The consultation on ways whereby both the Government and employers can reduce ill health-related job losses. The Government proposals are also intended to provide early access to occupational and financial advice to employers to avoid their employees with long term health conditions falling out of work as well as supporting employers in getting their employees back into work following ill health.

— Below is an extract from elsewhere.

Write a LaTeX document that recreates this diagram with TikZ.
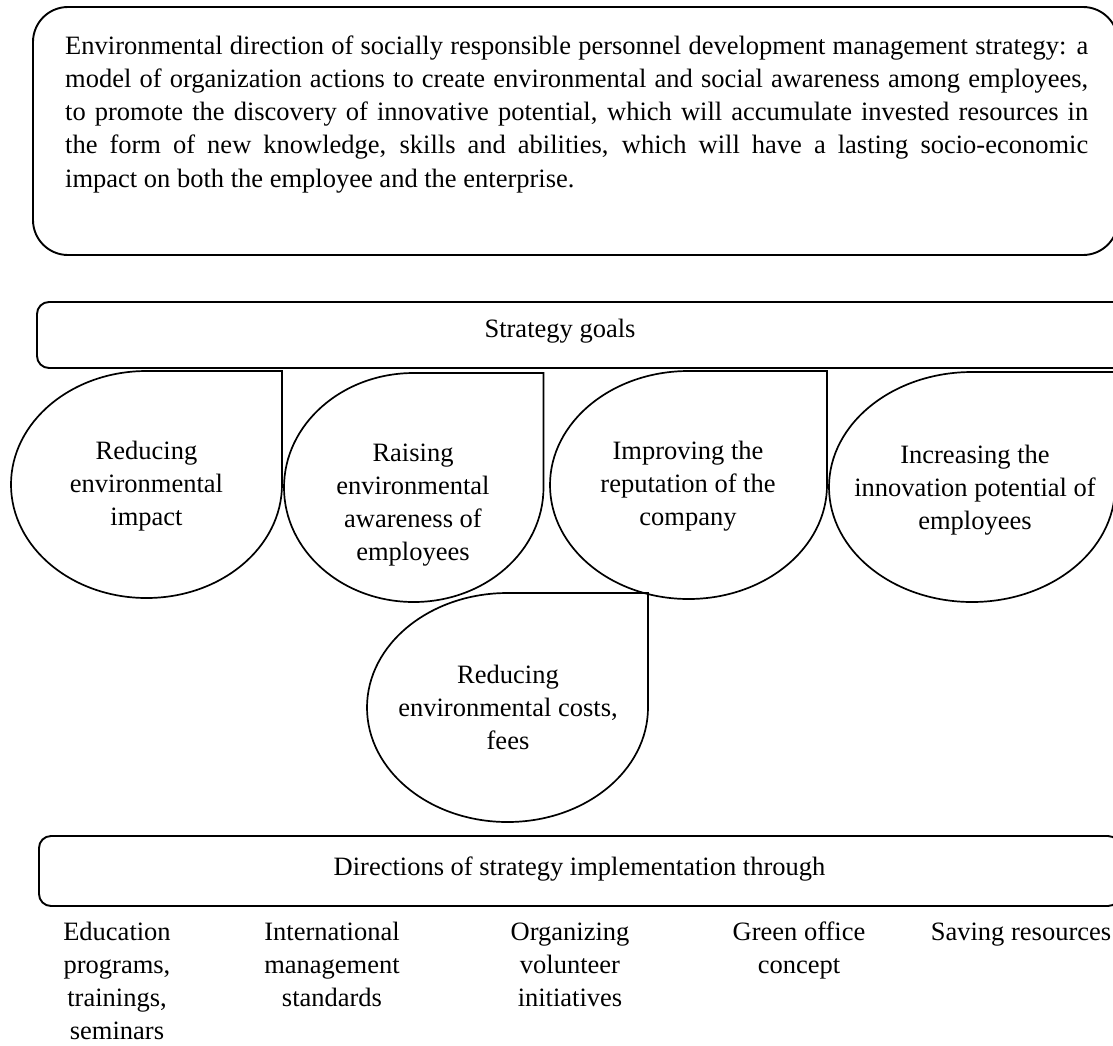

One of the proposed changes involves looking at ways of reforming the current SSP rules, one being a reduction in the qualifying threshold, currently, £118 per week which will allow payment of SSP to employees whose earnings are below this. The second being a rebate to employers who support employees in returning to work following ill health. Ultimately, this proposed reformation of the current SSP rules will make for better control and will allow up to 2 million low paid workers currently not entitled, access to SSP.
The current rules
Currently, the weekly rate for Statutory Sick Pay (SSP) is £94.25 for up to 28 weeks. It is paid for the days an employee normally works – called ‘qualifying days’ – SSP Regs 1982 (reg 5)
- in the same way as wages, for example on the normal payday, deducting tax and National insurance SSP Regs 1982 (reg 9)

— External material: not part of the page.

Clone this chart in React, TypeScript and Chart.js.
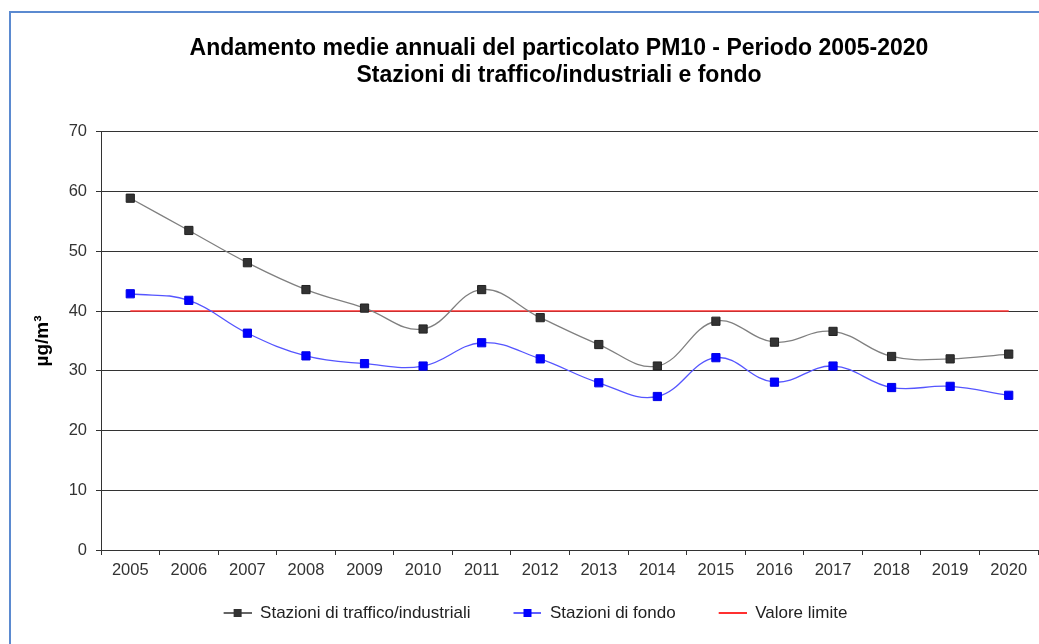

SSP is paid when the employee is sick for at least 4 days in a row. The first 3 qualifying days are called ‘waiting days’. You start paying SSP from the fourth ‘qualifying day’ (day an employee is normally required to work)
According to HMRC Statutory Sick Pay (SSP) employer guide, to qualify for Statutory Sick Pay (SSP) employees must:
- have an employment contract
- have done some work under their contract
- have been sick for 4 or more days in a row (including non-working days) – known as a ‘period of incapacity for work’
- earn an average of at least £118 per week
- give you the correct notice
- give you proof of their illness, only after 7 days off
The government has said that each year, more than 100,000 people leave their job after a sickness absence lasting at least four weeks One area of the consultation will allow the Government to explore allowing phased returns to work, during which people would continue to receive statutory sick pay. Currently, SSP is not payable on any day an employee performs any work – SSP Regs 1982 (reg 2). The HMRC’s Statutory Sick Pay (SSP) employer’s guide states:
“You cannot count a day as a sick day if an employee has worked for a minute or more before they go homesick”.
Along with the non-payment of SSP on any day worked there is a further requirement to be sick for at least 4 consecutive days including non-working days before SSP can be paid:
“To qualify for Statutory Sick Pay (SSP) employees must have been sick for 4 or more days in a row (including non-working days)”
This often causes added pressure to both employer and employee where there may be a requirement to work on certain set days in the build-up to returning to work full time. Croner Taxwise receives many queries from clients confused as what to pay an employee in respect of SSP on a phased return. The current SSP rules can be accused of restricting and distracting both parties from dealing with the matter in hand, which is to create a satisfying and stress- free gradual return to work without the added financial worry of whether entitlement to SSP is still valid.
Another area of the consultation is the possibility of offering a rebate to small businesses who help employees return to work. This perhaps suggests a reversal on the abolition of the Percentage Threshold Scheme (PTS), which allowed employers to reclaim SSP in some circumstances.
In the explanatory memorandum to the Statutory Sick Pay (Maintenance of Records) (Revocation) Regulations 2014, the reason given for the abolition of the Percentage Threshold Scheme was:
“Government agreed that the PTS should be abolished because it provides a disincentive to employers by providing compensation for sickness absence rather than supporting them to actively manage sickness absence in the workplace.”
Could it be that the Government may be acknowledging at long last that small businesses struggle with the ongoing costs involved in managing and paying their workforce?
The outcome of this consultation could be seen as a major change in the rules surrounding entitlement and processing of SSP. We remain optimistic about its outcome and how this will impact businesses and payroll departments alike. We will advise clients as to any changes to the SSP regulations following the closure of the consultation on 7th October 2019.